> **THE TASK**: Give every line of the data again, unchanged, but with no pictures.

> **DATA BLOCK**:
>> Begin

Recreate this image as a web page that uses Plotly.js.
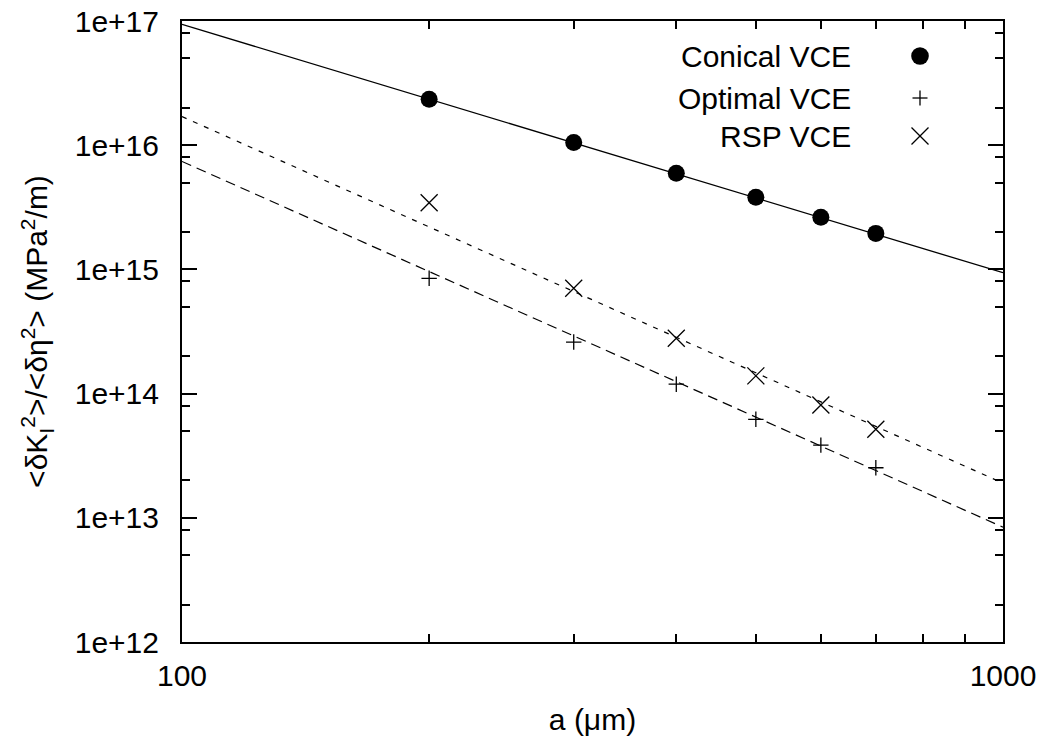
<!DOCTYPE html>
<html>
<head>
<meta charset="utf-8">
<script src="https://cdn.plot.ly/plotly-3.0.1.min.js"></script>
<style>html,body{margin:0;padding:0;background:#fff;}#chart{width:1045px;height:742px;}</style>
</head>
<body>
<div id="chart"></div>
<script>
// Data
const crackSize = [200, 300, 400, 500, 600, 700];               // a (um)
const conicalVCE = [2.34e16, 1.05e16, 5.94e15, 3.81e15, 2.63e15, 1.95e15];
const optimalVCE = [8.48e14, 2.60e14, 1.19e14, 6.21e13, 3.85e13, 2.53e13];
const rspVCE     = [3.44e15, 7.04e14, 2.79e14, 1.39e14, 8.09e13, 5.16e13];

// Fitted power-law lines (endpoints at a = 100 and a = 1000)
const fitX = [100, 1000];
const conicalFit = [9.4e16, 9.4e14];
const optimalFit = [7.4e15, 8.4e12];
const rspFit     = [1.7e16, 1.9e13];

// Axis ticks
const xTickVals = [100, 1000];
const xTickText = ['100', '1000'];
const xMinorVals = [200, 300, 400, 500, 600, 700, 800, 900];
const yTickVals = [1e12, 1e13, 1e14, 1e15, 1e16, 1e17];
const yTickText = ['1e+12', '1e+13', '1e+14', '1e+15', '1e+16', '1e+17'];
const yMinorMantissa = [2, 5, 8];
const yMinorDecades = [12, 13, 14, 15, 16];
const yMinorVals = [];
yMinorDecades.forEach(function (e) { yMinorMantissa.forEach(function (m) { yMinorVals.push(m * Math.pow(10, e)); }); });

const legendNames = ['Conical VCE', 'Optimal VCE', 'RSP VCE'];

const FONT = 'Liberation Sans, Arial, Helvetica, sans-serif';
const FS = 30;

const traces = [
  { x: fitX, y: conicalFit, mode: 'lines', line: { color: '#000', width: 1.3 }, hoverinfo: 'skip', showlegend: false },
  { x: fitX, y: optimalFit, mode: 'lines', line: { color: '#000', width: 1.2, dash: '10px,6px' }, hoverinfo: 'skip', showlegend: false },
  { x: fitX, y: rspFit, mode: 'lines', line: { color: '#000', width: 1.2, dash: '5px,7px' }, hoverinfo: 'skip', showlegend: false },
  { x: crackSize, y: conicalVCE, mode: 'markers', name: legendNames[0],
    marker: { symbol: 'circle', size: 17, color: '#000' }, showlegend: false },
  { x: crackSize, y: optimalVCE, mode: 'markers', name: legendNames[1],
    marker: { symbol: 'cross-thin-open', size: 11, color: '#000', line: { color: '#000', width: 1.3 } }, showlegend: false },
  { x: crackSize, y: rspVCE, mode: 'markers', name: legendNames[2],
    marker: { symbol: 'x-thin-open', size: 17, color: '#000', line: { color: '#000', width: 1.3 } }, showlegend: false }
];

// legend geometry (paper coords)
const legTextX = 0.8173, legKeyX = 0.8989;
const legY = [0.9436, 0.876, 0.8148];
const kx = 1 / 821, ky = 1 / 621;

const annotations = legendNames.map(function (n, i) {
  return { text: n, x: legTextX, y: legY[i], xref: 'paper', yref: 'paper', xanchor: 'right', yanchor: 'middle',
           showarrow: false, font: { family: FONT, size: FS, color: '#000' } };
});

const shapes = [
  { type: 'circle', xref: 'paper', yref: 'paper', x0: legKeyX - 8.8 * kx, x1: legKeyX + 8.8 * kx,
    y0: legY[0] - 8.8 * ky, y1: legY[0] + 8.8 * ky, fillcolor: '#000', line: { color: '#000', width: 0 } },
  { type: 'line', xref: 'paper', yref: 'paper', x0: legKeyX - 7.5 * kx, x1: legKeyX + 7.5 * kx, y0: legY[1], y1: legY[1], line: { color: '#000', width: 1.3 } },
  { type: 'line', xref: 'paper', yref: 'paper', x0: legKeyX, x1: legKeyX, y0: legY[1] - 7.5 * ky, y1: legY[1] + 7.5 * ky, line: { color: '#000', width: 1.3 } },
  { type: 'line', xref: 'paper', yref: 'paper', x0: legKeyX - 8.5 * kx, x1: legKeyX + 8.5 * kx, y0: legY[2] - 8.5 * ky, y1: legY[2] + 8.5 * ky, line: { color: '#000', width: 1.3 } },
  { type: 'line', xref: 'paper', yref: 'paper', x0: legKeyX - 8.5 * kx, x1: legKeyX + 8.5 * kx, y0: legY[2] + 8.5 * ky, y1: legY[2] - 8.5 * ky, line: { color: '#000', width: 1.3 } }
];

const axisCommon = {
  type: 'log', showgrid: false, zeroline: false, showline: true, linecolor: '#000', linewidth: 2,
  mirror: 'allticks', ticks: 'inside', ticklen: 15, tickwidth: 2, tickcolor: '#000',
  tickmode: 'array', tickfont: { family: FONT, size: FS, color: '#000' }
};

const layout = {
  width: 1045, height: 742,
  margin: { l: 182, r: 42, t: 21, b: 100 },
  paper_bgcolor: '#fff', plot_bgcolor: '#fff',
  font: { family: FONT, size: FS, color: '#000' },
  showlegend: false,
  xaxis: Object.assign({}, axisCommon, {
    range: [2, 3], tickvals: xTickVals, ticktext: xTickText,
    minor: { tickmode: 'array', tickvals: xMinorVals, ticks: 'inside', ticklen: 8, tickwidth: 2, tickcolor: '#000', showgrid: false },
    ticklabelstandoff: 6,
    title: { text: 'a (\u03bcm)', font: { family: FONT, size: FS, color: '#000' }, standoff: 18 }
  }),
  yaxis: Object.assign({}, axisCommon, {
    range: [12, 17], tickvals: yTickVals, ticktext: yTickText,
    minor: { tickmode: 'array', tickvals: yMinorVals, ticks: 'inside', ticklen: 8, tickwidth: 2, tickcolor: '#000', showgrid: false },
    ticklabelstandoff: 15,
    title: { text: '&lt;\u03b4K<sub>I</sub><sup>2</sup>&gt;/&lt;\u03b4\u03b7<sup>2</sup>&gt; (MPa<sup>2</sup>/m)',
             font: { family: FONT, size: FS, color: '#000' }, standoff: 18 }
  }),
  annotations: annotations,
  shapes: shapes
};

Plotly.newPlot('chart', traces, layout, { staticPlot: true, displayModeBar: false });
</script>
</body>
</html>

>> End

> **SOLUTION TO THE EXERCISE**:
Recreate this image as a web page that uses Plotly.js.
<!DOCTYPE html>
<html>
<head>
<meta charset="utf-8">
<script src="https://cdn.plot.ly/plotly-3.0.1.min.js"></script>
<style>html,body{margin:0;padding:0;background:#fff;}#chart{width:1045px;height:742px;}</style>
</head>
<body>
<div id="chart"></div>
<script>
// Data
const crackSize = [200, 300, 400, 500, 600, 700];               // a (um)
const conicalVCE = [2.34e16, 1.05e16, 5.94e15, 3.81e15, 2.63e15, 1.95e15];
const optimalVCE = [8.48e14, 2.60e14, 1.19e14, 6.21e13, 3.85e13, 2.53e13];
const rspVCE     = [3.44e15, 7.04e14, 2.79e14, 1.39e14, 8.09e13, 5.16e13];

// Fitted power-law lines (endpoints at a = 100 and a = 1000)
const fitX = [100, 1000];
const conicalFit = [9.4e16, 9.4e14];
const optimalFit = [7.4e15, 8.4e12];
const rspFit     = [1.7e16, 1.9e13];

// Axis ticks
const xTickVals = [100, 1000];
const xTickText = ['100', '1000'];
const xMinorVals = [200, 300, 400, 500, 600, 700, 800, 900];
const yTickVals = [1e12, 1e13, 1e14, 1e15, 1e16, 1e17];
const yTickText = ['1e+12', '1e+13', '1e+14', '1e+15', '1e+16', '1e+17'];
const yMinorMantissa = [2, 5, 8];
const yMinorDecades = [12, 13, 14, 15, 16];
const yMinorVals = [];
yMinorDecades.forEach(function (e) { yMinorMantissa.forEach(function (m) { yMinorVals.push(m * Math.pow(10, e)); }); });

const legendNames = ['Conical VCE', 'Optimal VCE', 'RSP VCE'];

const FONT = 'Liberation Sans, Arial, Helvetica, sans-serif';
const FS = 30;

const traces = [
  { x: fitX, y: conicalFit, mode: 'lines', line: { color: '#000', width: 1.3 }, hoverinfo: 'skip', showlegend: false },
  { x: fitX, y: optimalFit, mode: 'lines', line: { color: '#000', width: 1.2, dash: '10px,6px' }, hoverinfo: 'skip', showlegend: false },
  { x: fitX, y: rspFit, mode: 'lines', line: { color: '#000', width: 1.2, dash: '5px,7px' }, hoverinfo: 'skip', showlegend: false },
  { x: crackSize, y: conicalVCE, mode: 'markers', name: legendNames[0],
    marker: { symbol: 'circle', size: 17, color: '#000' }, showlegend: false },
  { x: crackSize, y: optimalVCE, mode: 'markers', name: legendNames[1],
    marker: { symbol: 'cross-thin-open', size: 11, color: '#000', line: { color: '#000', width: 1.3 } }, showlegend: false },
  { x: crackSize, y: rspVCE, mode: 'markers', name: legendNames[2],
    marker: { symbol: 'x-thin-open', size: 17, color: '#000', line: { color: '#000', width: 1.3 } }, showlegend: false }
];

// legend geometry (paper coords)
const legTextX = 0.8173, legKeyX = 0.8989;
const legY = [0.9436, 0.876, 0.8148];
const kx = 1 / 821, ky = 1 / 621;

const annotations = legendNames.map(function (n, i) {
  return { text: n, x: legTextX, y: legY[i], xref: 'paper', yref: 'paper', xanchor: 'right', yanchor: 'middle',
           showarrow: false, font: { family: FONT, size: FS, color: '#000' } };
});

const shapes = [
  { type: 'circle', xref: 'paper', yref: 'paper', x0: legKeyX - 8.8 * kx, x1: legKeyX + 8.8 * kx,
    y0: legY[0] - 8.8 * ky, y1: legY[0] + 8.8 * ky, fillcolor: '#000', line: { color: '#000', width: 0 } },
  { type: 'line', xref: 'paper', yref: 'paper', x0: legKeyX - 7.5 * kx, x1: legKeyX + 7.5 * kx, y0: legY[1], y1: legY[1], line: { color: '#000', width: 1.3 } },
  { type: 'line', xref: 'paper', yref: 'paper', x0: legKeyX, x1: legKeyX, y0: legY[1] - 7.5 * ky, y1: legY[1] + 7.5 * ky, line: { color: '#000', width: 1.3 } },
  { type: 'line', xref: 'paper', yref: 'paper', x0: legKeyX - 8.5 * kx, x1: legKeyX + 8.5 * kx, y0: legY[2] - 8.5 * ky, y1: legY[2] + 8.5 * ky, line: { color: '#000', width: 1.3 } },
  { type: 'line', xref: 'paper', yref: 'paper', x0: legKeyX - 8.5 * kx, x1: legKeyX + 8.5 * kx, y0: legY[2] + 8.5 * ky, y1: legY[2] - 8.5 * ky, line: { color: '#000', width: 1.3 } }
];

const axisCommon = {
  type: 'log', showgrid: false, zeroline: false, showline: true, linecolor: '#000', linewidth: 2,
  mirror: 'allticks', ticks: 'inside', ticklen: 15, tickwidth: 2, tickcolor: '#000',
  tickmode: 'array', tickfont: { family: FONT, size: FS, color: '#000' }
};

const layout = {
  width: 1045, height: 742,
  margin: { l: 182, r: 42, t: 21, b: 100 },
  paper_bgcolor: '#fff', plot_bgcolor: '#fff',
  font: { family: FONT, size: FS, color: '#000' },
  showlegend: false,
  xaxis: Object.assign({}, axisCommon, {
    range: [2, 3], tickvals: xTickVals, ticktext: xTickText,
    minor: { tickmode: 'array', tickvals: xMinorVals, ticks: 'inside', ticklen: 8, tickwidth: 2, tickcolor: '#000', showgrid: false },
    ticklabelstandoff: 6,
    title: { text: 'a (\u03bcm)', font: { family: FONT, size: FS, color: '#000' }, standoff: 18 }
  }),
  yaxis: Object.assign({}, axisCommon, {
    range: [12, 17], tickvals: yTickVals, ticktext: yTickText,
    minor: { tickmode: 'array', tickvals: yMinorVals, ticks: 'inside', ticklen: 8, tickwidth: 2, tickcolor: '#000', showgrid: false },
    ticklabelstandoff: 15,
    title: { text: '&lt;\u03b4K<sub>I</sub><sup>2</sup>&gt;/&lt;\u03b4\u03b7<sup>2</sup>&gt; (MPa<sup>2</sup>/m)',
             font: { family: FONT, size: FS, color: '#000' }, standoff: 18 }
  }),
  annotations: annotations,
  shapes: shapes
};

Plotly.newPlot('chart', traces, layout, { staticPlot: true, displayModeBar: false });
</script>
</body>
</html>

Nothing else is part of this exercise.